The Shallows (2016)

shallows

Once again, it’s time to not go into the water. Move aside Bruce from ‘Jaws’ because this big guy seems to be peeved and stalking shallow waters making life difficult for a holidaying Texan. The threat keeps at a unnerving high for the most part if not sadly dissipating during the last act.

Medical student Nancy (Blake Lively) is travelling to a secret beach where her mother once sat pregnant with her. She’s there to surf but soon the water becomes a dangerous place as a blood-thirsty great white shark circles the shallows. There’s only a buoy or mass of rocks for Nancy to survive on and the waiting game grows worryingly tense.

After glimpsing a Spielberg like opening that establishes the setting and menace to come, we meet young American Nancy who had hoped to spend a beach day with her friend but now gets some alone time after the mate bails. She’s a fine enough character, enough in the sense that you like her and do root for her which is all a survival thriller film can ask for.

Jaume Collet-Serra uses his mix of horror and thriller directing background well to give this movie enough suspense and bone-rattling unease as we sit waiting for the inevitable beast to strike. Sharks get a bad rep, none truly seek killing humans as a sport so we know this predator is bad news when it actively hunts down surfers for food and that means poor central lady Nancy is on the menu. Collet-Serra ensures that the majority of the film has a taut feel and the stunning location captured by Flavio Labiano ends up becoming sun drenched yet scary.

It’s an interesting watch, just for the fact alone of watching this capable woman suffer yet attempt to stay strong and smart in a situation most, if not all of us would fail in. That adrenaline of survival is always an entertaining watch because it makes us ask “what if?”, what if I ended up in that problematic scenario and that’s the power of good cinema, to immerse the audience which this film does well.
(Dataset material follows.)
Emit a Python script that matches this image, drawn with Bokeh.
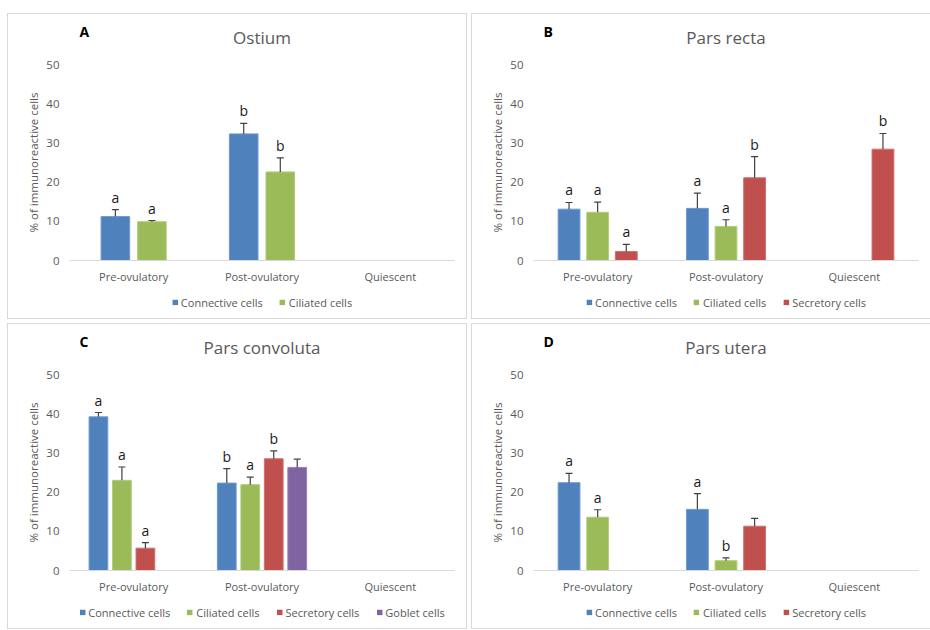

It’s a gimmick and been done in other ways before, but I quite liked the use of social media pics and video call communication appearing on the screen, like visual bites helping the movie look a little glossy and different before the watery kick of danger sets in. The other characters however small are also interesting enough in how they advance or break apart the hope of Nancy’s survival. Oh and I can’t do this review without mentioning the awesome and somewhat cute sidekick of the summer: Steven Seagull.

On the weaker end of the scale, the final act is messed up by an over use of CGI, from glowing jelly-fish which somehow appear just to help Nancy against the shark, and the shark itself gets seen to much. Like the curse of fake looking Bruce from the classic 1975 feature, this villain becomes an almost laughable vision as it attacks more and more. Also, the end in how stuff is resolved feels way less than solid than everything that came before.

Blake Lively aka piece of meat on some rocks is brilliant in this. I don’t believe I’ve seen her in anything else so this has made me hope to see her in other projects because as a near solo movie she carries off the plot greatly. The emotion and weakening progression is truly felt as she makes Nancy scrape and bleed through the ringer.

Begins well and has a meaty, tense middle but a lot of lucky moments and a weak ending gives the film a general popcorn, silly feel which is not a bad thing, just I felt the film could have been grittier and better.